• _Exercise brief_
Every line of the listing must be reproduced as it stands. Leave the images behind.

==== Data block ====

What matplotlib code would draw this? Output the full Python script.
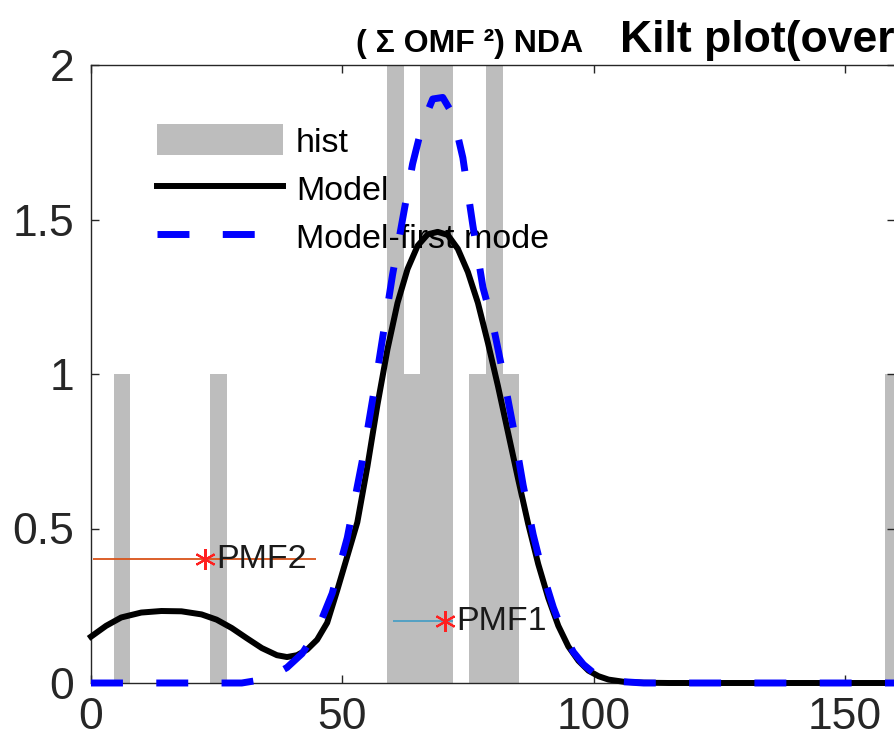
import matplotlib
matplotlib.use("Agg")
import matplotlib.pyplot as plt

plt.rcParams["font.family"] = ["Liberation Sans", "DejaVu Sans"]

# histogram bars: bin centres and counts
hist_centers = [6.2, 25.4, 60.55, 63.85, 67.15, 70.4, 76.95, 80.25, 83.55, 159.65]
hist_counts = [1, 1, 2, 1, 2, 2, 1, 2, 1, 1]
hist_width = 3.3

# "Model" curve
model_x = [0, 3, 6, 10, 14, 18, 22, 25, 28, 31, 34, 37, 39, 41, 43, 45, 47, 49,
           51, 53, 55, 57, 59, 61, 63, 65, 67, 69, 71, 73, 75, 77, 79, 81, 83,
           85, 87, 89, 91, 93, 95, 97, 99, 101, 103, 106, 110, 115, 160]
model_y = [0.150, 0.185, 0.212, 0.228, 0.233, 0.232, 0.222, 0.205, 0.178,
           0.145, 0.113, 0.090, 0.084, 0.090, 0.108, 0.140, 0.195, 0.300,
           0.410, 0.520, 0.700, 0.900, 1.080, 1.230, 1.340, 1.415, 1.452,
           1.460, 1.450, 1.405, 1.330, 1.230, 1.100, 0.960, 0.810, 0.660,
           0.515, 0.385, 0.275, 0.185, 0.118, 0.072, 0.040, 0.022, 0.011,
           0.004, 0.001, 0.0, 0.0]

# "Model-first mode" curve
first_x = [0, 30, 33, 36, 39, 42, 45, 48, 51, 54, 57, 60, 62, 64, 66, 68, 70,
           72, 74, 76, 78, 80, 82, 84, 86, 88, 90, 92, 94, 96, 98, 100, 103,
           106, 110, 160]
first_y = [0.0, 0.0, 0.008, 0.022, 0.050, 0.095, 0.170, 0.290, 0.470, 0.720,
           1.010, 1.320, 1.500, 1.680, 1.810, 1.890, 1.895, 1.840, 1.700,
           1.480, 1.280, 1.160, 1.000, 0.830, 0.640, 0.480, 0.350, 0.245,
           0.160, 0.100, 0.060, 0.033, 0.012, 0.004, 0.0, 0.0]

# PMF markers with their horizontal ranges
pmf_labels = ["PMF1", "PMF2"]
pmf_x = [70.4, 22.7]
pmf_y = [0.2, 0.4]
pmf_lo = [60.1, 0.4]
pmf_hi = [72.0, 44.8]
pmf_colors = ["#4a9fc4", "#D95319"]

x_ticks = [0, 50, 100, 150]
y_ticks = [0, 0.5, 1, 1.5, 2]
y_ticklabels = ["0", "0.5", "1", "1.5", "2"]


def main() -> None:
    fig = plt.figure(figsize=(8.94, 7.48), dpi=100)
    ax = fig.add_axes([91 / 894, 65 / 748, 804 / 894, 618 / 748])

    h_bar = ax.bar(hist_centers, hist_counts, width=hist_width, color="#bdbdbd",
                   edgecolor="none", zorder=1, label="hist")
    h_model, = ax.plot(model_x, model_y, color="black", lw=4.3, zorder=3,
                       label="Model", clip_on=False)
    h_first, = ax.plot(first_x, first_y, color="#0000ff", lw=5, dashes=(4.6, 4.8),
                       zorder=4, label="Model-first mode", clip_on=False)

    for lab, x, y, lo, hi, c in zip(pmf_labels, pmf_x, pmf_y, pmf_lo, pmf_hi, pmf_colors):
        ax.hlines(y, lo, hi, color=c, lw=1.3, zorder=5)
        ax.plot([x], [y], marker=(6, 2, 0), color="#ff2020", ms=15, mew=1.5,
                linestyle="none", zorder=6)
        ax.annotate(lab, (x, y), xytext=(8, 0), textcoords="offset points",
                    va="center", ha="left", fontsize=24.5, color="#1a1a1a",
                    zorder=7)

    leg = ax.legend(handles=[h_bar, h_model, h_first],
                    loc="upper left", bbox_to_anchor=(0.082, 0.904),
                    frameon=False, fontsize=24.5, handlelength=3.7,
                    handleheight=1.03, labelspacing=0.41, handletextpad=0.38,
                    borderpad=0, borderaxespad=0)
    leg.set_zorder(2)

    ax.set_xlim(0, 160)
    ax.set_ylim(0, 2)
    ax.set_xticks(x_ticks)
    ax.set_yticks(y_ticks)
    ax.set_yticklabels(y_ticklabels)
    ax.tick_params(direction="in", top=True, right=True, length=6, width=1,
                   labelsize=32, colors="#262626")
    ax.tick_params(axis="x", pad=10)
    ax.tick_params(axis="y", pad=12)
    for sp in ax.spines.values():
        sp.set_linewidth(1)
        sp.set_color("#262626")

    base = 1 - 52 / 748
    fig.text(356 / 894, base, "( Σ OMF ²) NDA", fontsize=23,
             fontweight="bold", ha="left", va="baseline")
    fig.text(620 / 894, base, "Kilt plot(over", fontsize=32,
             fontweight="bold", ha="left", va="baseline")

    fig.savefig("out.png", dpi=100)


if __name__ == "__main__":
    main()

====

• _Task solution_
What matplotlib code would draw this? Output the full Python script.
import matplotlib
matplotlib.use("Agg")
import matplotlib.pyplot as plt

plt.rcParams["font.family"] = ["Liberation Sans", "DejaVu Sans"]

# histogram bars: bin centres and counts
hist_centers = [6.2, 25.4, 60.55, 63.85, 67.15, 70.4, 76.95, 80.25, 83.55, 159.65]
hist_counts = [1, 1, 2, 1, 2, 2, 1, 2, 1, 1]
hist_width = 3.3

# "Model" curve
model_x = [0, 3, 6, 10, 14, 18, 22, 25, 28, 31, 34, 37, 39, 41, 43, 45, 47, 49,
           51, 53, 55, 57, 59, 61, 63, 65, 67, 69, 71, 73, 75, 77, 79, 81, 83,
           85, 87, 89, 91, 93, 95, 97, 99, 101, 103, 106, 110, 115, 160]
model_y = [0.150, 0.185, 0.212, 0.228, 0.233, 0.232, 0.222, 0.205, 0.178,
           0.145, 0.113, 0.090, 0.084, 0.090, 0.108, 0.140, 0.195, 0.300,
           0.410, 0.520, 0.700, 0.900, 1.080, 1.230, 1.340, 1.415, 1.452,
           1.460, 1.450, 1.405, 1.330, 1.230, 1.100, 0.960, 0.810, 0.660,
           0.515, 0.385, 0.275, 0.185, 0.118, 0.072, 0.040, 0.022, 0.011,
           0.004, 0.001, 0.0, 0.0]

# "Model-first mode" curve
first_x = [0, 30, 33, 36, 39, 42, 45, 48, 51, 54, 57, 60, 62, 64, 66, 68, 70,
           72, 74, 76, 78, 80, 82, 84, 86, 88, 90, 92, 94, 96, 98, 100, 103,
           106, 110, 160]
first_y = [0.0, 0.0, 0.008, 0.022, 0.050, 0.095, 0.170, 0.290, 0.470, 0.720,
           1.010, 1.320, 1.500, 1.680, 1.810, 1.890, 1.895, 1.840, 1.700,
           1.480, 1.280, 1.160, 1.000, 0.830, 0.640, 0.480, 0.350, 0.245,
           0.160, 0.100, 0.060, 0.033, 0.012, 0.004, 0.0, 0.0]

# PMF markers with their horizontal ranges
pmf_labels = ["PMF1", "PMF2"]
pmf_x = [70.4, 22.7]
pmf_y = [0.2, 0.4]
pmf_lo = [60.1, 0.4]
pmf_hi = [72.0, 44.8]
pmf_colors = ["#4a9fc4", "#D95319"]

x_ticks = [0, 50, 100, 150]
y_ticks = [0, 0.5, 1, 1.5, 2]
y_ticklabels = ["0", "0.5", "1", "1.5", "2"]


def main() -> None:
    fig = plt.figure(figsize=(8.94, 7.48), dpi=100)
    ax = fig.add_axes([91 / 894, 65 / 748, 804 / 894, 618 / 748])

    h_bar = ax.bar(hist_centers, hist_counts, width=hist_width, color="#bdbdbd",
                   edgecolor="none", zorder=1, label="hist")
    h_model, = ax.plot(model_x, model_y, color="black", lw=4.3, zorder=3,
                       label="Model", clip_on=False)
    h_first, = ax.plot(first_x, first_y, color="#0000ff", lw=5, dashes=(4.6, 4.8),
                       zorder=4, label="Model-first mode", clip_on=False)

    for lab, x, y, lo, hi, c in zip(pmf_labels, pmf_x, pmf_y, pmf_lo, pmf_hi, pmf_colors):
        ax.hlines(y, lo, hi, color=c, lw=1.3, zorder=5)
        ax.plot([x], [y], marker=(6, 2, 0), color="#ff2020", ms=15, mew=1.5,
                linestyle="none", zorder=6)
        ax.annotate(lab, (x, y), xytext=(8, 0), textcoords="offset points",
                    va="center", ha="left", fontsize=24.5, color="#1a1a1a",
                    zorder=7)

    leg = ax.legend(handles=[h_bar, h_model, h_first],
                    loc="upper left", bbox_to_anchor=(0.082, 0.904),
                    frameon=False, fontsize=24.5, handlelength=3.7,
                    handleheight=1.03, labelspacing=0.41, handletextpad=0.38,
                    borderpad=0, borderaxespad=0)
    leg.set_zorder(2)

    ax.set_xlim(0, 160)
    ax.set_ylim(0, 2)
    ax.set_xticks(x_ticks)
    ax.set_yticks(y_ticks)
    ax.set_yticklabels(y_ticklabels)
    ax.tick_params(direction="in", top=True, right=True, length=6, width=1,
                   labelsize=32, colors="#262626")
    ax.tick_params(axis="x", pad=10)
    ax.tick_params(axis="y", pad=12)
    for sp in ax.spines.values():
        sp.set_linewidth(1)
        sp.set_color("#262626")

    base = 1 - 52 / 748
    fig.text(356 / 894, base, "( Σ OMF ²) NDA", fontsize=23,
             fontweight="bold", ha="left", va="baseline")
    fig.text(620 / 894, base, "Kilt plot(over", fontsize=32,
             fontweight="bold", ha="left", va="baseline")

    fig.savefig("out.png", dpi=100)


if __name__ == "__main__":
    main()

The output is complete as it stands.